> [Records to use]
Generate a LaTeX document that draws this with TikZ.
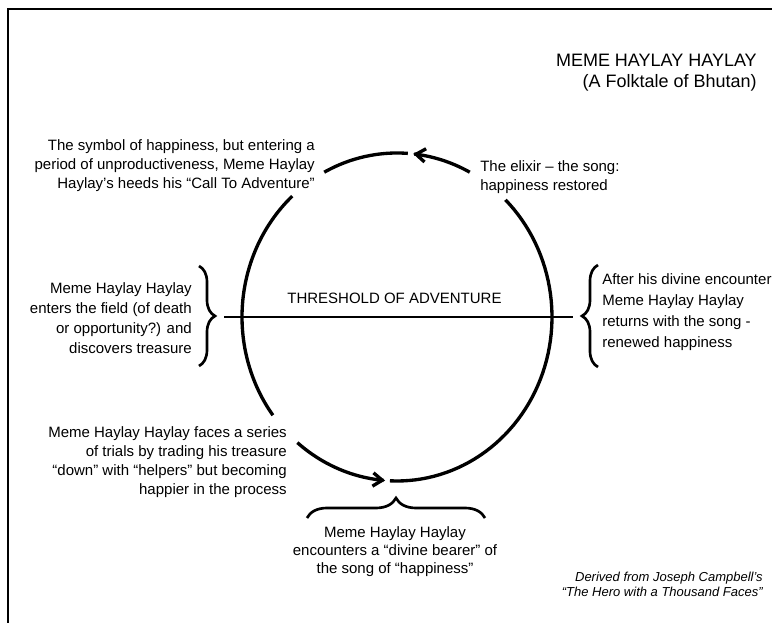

==

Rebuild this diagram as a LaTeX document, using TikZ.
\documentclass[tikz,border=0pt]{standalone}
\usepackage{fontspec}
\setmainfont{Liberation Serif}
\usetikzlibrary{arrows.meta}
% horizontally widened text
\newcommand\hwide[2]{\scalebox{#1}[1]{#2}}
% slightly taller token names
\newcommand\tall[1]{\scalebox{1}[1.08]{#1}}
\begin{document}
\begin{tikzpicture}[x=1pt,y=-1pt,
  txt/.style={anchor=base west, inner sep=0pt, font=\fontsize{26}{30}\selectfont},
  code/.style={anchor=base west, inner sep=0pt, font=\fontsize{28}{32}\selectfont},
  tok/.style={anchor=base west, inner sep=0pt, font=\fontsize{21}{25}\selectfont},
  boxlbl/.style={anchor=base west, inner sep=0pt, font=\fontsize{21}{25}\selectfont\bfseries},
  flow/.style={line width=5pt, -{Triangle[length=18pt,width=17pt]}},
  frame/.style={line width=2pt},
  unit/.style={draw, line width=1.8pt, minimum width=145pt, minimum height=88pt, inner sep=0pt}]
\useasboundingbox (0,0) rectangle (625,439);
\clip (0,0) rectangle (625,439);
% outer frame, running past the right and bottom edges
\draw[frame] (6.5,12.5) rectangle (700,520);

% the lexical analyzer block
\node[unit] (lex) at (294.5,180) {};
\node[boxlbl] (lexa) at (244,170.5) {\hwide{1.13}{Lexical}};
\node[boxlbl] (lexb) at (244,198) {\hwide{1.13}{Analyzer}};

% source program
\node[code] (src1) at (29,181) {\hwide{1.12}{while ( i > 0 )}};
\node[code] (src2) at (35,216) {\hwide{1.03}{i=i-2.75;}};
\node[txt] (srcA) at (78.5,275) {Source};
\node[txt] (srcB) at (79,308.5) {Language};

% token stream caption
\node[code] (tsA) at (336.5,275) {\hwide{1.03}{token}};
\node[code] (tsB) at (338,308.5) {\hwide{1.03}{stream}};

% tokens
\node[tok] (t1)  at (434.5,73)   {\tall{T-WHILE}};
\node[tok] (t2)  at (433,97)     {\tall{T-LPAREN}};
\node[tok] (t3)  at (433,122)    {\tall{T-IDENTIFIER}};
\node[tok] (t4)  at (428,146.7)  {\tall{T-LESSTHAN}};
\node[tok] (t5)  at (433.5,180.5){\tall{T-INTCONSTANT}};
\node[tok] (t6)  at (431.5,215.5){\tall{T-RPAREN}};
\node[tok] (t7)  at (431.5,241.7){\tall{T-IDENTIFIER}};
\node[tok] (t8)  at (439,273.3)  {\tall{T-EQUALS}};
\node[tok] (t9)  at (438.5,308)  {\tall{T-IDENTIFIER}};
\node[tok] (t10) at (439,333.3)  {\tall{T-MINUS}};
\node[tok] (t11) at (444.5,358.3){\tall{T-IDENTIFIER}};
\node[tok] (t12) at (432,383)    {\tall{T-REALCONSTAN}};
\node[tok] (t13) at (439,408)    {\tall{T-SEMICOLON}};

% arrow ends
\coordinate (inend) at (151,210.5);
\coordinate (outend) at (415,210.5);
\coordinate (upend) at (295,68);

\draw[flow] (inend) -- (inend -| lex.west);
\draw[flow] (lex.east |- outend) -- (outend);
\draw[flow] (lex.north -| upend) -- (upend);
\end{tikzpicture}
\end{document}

* * *

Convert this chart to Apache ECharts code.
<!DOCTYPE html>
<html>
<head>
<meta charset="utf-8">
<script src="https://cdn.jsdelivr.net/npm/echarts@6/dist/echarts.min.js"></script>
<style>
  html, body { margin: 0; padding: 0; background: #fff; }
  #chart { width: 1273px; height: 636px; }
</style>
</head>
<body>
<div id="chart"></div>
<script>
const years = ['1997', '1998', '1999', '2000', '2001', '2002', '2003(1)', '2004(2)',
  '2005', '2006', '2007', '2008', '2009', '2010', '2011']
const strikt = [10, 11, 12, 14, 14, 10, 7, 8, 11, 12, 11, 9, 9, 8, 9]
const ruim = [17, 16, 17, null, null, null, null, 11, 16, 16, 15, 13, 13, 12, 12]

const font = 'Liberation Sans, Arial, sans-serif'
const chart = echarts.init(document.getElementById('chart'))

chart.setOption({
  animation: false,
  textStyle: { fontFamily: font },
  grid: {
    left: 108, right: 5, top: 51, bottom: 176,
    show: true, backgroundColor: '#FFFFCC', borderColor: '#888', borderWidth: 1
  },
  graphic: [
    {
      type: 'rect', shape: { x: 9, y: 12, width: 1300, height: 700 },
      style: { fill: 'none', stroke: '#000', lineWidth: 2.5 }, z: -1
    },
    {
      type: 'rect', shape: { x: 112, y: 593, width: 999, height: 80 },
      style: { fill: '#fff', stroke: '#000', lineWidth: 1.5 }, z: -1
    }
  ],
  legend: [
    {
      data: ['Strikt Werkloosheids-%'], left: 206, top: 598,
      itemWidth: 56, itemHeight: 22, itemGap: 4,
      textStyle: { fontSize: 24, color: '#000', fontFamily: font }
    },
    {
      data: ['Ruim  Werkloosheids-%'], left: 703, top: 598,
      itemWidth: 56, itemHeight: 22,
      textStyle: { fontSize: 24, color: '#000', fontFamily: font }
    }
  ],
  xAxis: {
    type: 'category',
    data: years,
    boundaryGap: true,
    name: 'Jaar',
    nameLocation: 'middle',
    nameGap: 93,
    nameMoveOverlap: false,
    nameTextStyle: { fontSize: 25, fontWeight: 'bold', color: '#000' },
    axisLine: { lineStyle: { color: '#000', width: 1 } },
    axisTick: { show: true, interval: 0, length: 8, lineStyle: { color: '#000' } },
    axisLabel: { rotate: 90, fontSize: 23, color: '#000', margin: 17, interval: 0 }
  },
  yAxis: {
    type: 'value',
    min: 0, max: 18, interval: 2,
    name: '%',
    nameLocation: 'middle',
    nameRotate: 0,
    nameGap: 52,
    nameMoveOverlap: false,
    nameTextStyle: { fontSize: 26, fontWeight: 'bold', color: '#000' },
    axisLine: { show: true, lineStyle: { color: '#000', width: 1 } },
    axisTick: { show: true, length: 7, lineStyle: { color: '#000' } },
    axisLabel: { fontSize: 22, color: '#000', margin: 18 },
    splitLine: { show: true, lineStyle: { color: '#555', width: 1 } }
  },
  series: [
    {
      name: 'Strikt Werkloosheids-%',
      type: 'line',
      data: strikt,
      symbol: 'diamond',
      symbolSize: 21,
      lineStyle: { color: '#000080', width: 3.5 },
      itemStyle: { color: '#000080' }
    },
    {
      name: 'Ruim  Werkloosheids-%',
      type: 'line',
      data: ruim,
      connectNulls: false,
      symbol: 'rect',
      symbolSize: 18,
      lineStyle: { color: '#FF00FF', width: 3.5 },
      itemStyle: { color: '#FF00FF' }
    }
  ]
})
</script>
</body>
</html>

> [What to work on] Repeat exactly the lines from the one that contains "Convert this chart to Apache ECharts code." through the one that contains "const chart = echarts.init(document.getElementById('chart'))", and only those.

> [Answer to this problem]
Convert this chart to Apache ECharts code.
<!DOCTYPE html>
<html>
<head>
<meta charset="utf-8">
<script src="https://cdn.jsdelivr.net/npm/echarts@6/dist/echarts.min.js"></script>
<style>
  html, body { margin: 0; padding: 0; background: #fff; }
  #chart { width: 1273px; height: 636px; }
</style>
</head>
<body>
<div id="chart"></div>
<script>
const years = ['1997', '1998', '1999', '2000', '2001', '2002', '2003(1)', '2004(2)',
  '2005', '2006', '2007', '2008', '2009', '2010', '2011']
const strikt = [10, 11, 12, 14, 14, 10, 7, 8, 11, 12, 11, 9, 9, 8, 9]
const ruim = [17, 16, 17, null, null, null, null, 11, 16, 16, 15, 13, 13, 12, 12]

const font = 'Liberation Sans, Arial, sans-serif'
const chart = echarts.init(document.getElementById('chart'))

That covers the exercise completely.